Jednocześnie Elżbieta Seredyn, wiceminister pracy i polityki społecznej, na posiedzeniu sejmowej komisji polityki społecznej i rodziny zapewniała posłów, że przywrócenie świadczeń dla części opiekunów nie będzie oznaczać wycofania się z wcześniejszych zapowiedzi podwyższania pomocy dla rodziców niepełnosprawnych dzieci. Ci dalej mogą liczyć, że w ciągu najbliższych lat wysokość kierowanego do nich wsparcia ma stopniowo osiągnąć poziom minimalnego wynagrodzenia za pracę.

Czekanie na trybunał

Na brzmienie nowych przepisów duży wpływ może mieć też orzeczenie Trybunału Konstytucyjnego, który rozstrzygnie wniosek Ireny Lipowicz, rzecznika praw obywatelskich. Zaskarżyła ona art. 11 ust. 1 i 3 wspomnianej ustawy nowelizującej, który pozbawił prawa do świadczenia pielęgnacyjnego osoby dotychczas do niego uprawnione.
Ewentualny wyrok uznający niekonstytucyjność tego rozwiązania oznaczałby konieczność wyrównania opiekunom pomocy, na co tylko w tym roku budżet musiałby wydać dodatkowe 600 mln zł, a w 2014 r. 1,3 mld zł.
Szanse na takie rozstrzygnięcie są coraz większe, bo nie tylko Sejm, lecz także prokurator generalny w stanowisku przekazanym do TK 9 września wskazują, że zaskarżone przez RPO przepisy są niezgodne z zasadą ochrony praw nabytych oraz zasadą zaufania do państwa i stanowionego przez nie prawa.

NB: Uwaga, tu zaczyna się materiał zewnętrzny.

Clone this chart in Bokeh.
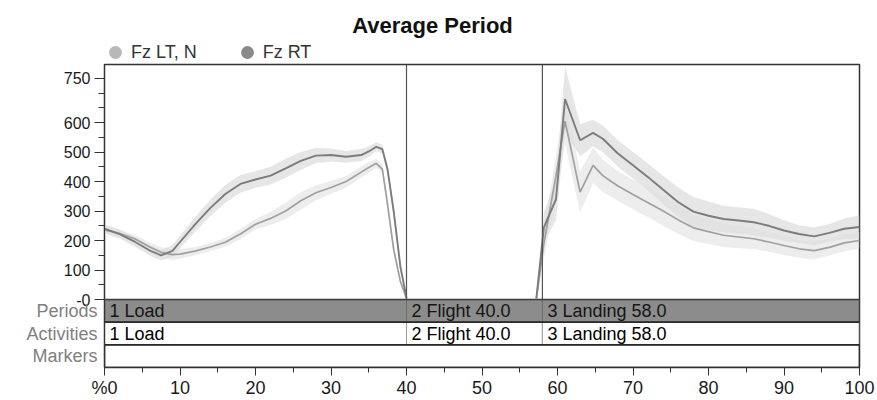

Robert Hernand, zastępca prokuratora generalnego, wskazuje w nim, że wzrost wydatków na świadczenia pielęgnacyjne oraz ograniczenie nadużyć przy korzystaniu z nich nie mogą stanowić wystarczających argumentów dla ingerencji w prawa nabyte. Dodaje też, że dotychczasowi uprawnieni, rezygnując z pracy, mieli prawo oczekiwać, że świadczenie pielęgnacyjne będzie im wypłacane przez cały okres sprawowania opieki nad niepełnosprawnym członkiem rodziny, skoro zostało ono wówczas przyznane bezterminowo i bez względu na sytuację dochodową w rodzinie.
Na rozstrzygnięcie TK czekają też niektóre sądy, do których skargi składają pozbawieni pomocy opiekunowie. Takie postanowienie wydał 5 września br. Wojewódzki Sąd Administracyjny w Olsztynie (sygn. akt II SA/Ol 734/13), który zawiesił postępowanie do czasu wydania przez trybunał wyroku.